» **Data lines**:
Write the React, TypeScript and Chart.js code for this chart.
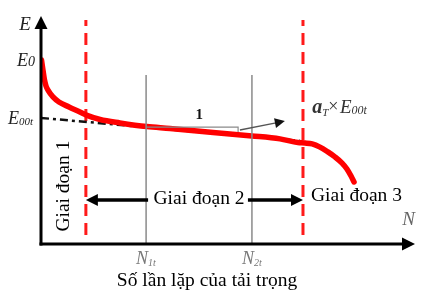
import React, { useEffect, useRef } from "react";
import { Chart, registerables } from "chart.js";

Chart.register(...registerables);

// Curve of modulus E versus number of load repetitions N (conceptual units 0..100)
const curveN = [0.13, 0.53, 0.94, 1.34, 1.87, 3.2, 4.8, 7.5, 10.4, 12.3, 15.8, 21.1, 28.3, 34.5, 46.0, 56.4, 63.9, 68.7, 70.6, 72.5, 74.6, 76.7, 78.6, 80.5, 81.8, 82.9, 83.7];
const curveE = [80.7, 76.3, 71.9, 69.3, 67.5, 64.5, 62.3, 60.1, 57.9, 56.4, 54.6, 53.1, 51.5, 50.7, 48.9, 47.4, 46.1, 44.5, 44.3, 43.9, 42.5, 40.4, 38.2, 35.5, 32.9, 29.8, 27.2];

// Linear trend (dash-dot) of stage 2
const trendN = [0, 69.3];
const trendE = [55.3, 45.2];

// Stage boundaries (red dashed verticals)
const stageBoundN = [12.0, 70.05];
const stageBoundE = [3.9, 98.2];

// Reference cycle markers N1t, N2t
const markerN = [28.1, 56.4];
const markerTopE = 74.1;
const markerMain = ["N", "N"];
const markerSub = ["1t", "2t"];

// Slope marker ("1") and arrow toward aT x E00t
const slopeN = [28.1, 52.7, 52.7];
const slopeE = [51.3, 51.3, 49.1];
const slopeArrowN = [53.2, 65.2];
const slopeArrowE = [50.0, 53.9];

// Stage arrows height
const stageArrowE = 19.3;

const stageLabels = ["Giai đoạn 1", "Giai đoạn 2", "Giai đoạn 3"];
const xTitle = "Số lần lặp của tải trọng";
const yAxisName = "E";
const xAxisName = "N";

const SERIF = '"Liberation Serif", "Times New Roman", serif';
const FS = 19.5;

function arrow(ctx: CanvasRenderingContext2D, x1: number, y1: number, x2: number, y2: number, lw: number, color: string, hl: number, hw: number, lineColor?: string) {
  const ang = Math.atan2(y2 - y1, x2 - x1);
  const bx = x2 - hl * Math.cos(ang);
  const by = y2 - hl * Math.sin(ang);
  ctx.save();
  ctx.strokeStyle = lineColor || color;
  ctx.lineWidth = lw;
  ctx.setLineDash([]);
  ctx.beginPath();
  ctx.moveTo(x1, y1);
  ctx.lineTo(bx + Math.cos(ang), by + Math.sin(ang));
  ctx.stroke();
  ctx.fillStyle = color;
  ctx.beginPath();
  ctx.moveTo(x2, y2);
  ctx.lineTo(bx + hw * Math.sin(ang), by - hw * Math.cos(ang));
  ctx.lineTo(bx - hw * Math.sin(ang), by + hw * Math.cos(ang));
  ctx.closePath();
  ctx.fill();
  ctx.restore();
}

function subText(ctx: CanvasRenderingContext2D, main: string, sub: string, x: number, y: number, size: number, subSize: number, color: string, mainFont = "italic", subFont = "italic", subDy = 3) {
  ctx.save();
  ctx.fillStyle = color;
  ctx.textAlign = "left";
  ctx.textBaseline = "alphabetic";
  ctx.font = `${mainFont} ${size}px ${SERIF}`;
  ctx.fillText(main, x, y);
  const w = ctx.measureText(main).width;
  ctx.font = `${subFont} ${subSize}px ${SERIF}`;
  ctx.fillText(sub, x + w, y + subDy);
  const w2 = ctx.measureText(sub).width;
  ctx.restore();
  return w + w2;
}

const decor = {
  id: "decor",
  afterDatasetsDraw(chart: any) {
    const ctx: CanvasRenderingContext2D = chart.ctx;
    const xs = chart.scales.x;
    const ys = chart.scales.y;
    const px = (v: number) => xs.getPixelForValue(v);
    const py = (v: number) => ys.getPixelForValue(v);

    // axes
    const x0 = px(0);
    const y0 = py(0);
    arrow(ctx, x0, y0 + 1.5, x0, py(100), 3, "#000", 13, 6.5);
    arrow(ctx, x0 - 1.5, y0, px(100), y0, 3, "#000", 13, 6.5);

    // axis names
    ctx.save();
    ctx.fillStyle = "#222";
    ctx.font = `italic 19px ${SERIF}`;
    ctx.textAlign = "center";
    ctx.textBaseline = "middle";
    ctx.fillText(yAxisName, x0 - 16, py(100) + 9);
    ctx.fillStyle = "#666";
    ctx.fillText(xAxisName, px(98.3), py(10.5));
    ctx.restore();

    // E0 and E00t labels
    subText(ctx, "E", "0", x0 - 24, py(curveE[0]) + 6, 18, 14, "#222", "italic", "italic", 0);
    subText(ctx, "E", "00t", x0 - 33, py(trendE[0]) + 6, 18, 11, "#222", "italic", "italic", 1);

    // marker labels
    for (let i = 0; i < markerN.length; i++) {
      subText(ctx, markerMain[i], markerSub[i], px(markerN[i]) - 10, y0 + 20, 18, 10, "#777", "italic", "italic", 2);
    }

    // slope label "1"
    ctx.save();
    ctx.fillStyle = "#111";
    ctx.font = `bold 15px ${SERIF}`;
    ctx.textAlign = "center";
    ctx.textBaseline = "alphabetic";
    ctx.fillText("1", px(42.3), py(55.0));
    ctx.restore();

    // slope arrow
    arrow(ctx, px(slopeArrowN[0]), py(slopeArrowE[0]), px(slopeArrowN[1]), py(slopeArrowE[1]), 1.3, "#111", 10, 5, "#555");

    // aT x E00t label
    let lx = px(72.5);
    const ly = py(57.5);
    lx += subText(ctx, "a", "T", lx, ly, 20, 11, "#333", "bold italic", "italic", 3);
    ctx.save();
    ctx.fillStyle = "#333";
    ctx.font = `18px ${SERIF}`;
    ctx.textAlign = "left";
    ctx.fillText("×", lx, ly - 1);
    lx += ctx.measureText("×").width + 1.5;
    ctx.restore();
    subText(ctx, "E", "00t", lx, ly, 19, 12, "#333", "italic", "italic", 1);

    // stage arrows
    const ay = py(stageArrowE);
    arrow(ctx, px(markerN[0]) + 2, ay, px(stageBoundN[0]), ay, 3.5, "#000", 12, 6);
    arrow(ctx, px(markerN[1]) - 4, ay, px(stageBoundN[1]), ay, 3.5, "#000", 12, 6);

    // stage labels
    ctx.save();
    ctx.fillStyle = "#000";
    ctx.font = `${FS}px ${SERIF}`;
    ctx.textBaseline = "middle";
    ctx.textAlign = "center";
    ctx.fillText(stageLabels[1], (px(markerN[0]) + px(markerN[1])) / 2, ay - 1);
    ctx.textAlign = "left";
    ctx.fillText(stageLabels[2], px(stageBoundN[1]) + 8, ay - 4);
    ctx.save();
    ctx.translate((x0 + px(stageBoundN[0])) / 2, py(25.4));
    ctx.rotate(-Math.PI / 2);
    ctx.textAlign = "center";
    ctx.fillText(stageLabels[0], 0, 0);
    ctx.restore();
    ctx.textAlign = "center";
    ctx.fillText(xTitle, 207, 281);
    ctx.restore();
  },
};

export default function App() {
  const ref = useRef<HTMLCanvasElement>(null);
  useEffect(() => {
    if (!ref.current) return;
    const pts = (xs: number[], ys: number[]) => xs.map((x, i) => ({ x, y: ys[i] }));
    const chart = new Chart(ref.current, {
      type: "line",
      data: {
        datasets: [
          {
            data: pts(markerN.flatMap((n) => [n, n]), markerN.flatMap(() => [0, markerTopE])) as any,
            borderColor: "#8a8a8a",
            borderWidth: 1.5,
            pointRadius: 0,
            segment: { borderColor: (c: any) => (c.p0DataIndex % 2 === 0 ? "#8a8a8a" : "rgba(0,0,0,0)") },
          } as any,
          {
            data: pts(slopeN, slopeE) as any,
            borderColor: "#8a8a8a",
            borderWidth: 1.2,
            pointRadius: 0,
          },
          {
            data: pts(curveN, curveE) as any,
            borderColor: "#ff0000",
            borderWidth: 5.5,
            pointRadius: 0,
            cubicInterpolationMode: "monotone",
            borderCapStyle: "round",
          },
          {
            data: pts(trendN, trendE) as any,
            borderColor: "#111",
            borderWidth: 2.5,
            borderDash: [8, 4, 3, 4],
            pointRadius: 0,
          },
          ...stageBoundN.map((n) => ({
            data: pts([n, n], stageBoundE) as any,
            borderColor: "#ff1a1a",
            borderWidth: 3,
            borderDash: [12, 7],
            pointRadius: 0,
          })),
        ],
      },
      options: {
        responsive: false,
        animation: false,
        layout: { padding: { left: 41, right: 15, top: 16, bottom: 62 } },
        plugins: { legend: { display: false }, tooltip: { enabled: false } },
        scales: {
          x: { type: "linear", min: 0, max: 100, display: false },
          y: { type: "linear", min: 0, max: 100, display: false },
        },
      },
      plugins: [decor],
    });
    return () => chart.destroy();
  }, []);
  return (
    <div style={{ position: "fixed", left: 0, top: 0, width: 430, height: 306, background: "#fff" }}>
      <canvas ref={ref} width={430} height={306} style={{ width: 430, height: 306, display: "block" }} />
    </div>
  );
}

» **Your objective**: Please reproduce the listing exactly from its opening line through the line that contains "const slopeArrowE = [50.0, 53.9];", both included, with all pictures omitted.

» **Complete response**:
Write the React, TypeScript and Chart.js code for this chart.
import React, { useEffect, useRef } from "react";
import { Chart, registerables } from "chart.js";

Chart.register(...registerables);

// Curve of modulus E versus number of load repetitions N (conceptual units 0..100)
const curveN = [0.13, 0.53, 0.94, 1.34, 1.87, 3.2, 4.8, 7.5, 10.4, 12.3, 15.8, 21.1, 28.3, 34.5, 46.0, 56.4, 63.9, 68.7, 70.6, 72.5, 74.6, 76.7, 78.6, 80.5, 81.8, 82.9, 83.7];
const curveE = [80.7, 76.3, 71.9, 69.3, 67.5, 64.5, 62.3, 60.1, 57.9, 56.4, 54.6, 53.1, 51.5, 50.7, 48.9, 47.4, 46.1, 44.5, 44.3, 43.9, 42.5, 40.4, 38.2, 35.5, 32.9, 29.8, 27.2];

// Linear trend (dash-dot) of stage 2
const trendN = [0, 69.3];
const trendE = [55.3, 45.2];

// Stage boundaries (red dashed verticals)
const stageBoundN = [12.0, 70.05];
const stageBoundE = [3.9, 98.2];

// Reference cycle markers N1t, N2t
const markerN = [28.1, 56.4];
const markerTopE = 74.1;
const markerMain = ["N", "N"];
const markerSub = ["1t", "2t"];

// Slope marker ("1") and arrow toward aT x E00t
const slopeN = [28.1, 52.7, 52.7];
const slopeE = [51.3, 51.3, 49.1];
const slopeArrowN = [53.2, 65.2];
const slopeArrowE = [50.0, 53.9];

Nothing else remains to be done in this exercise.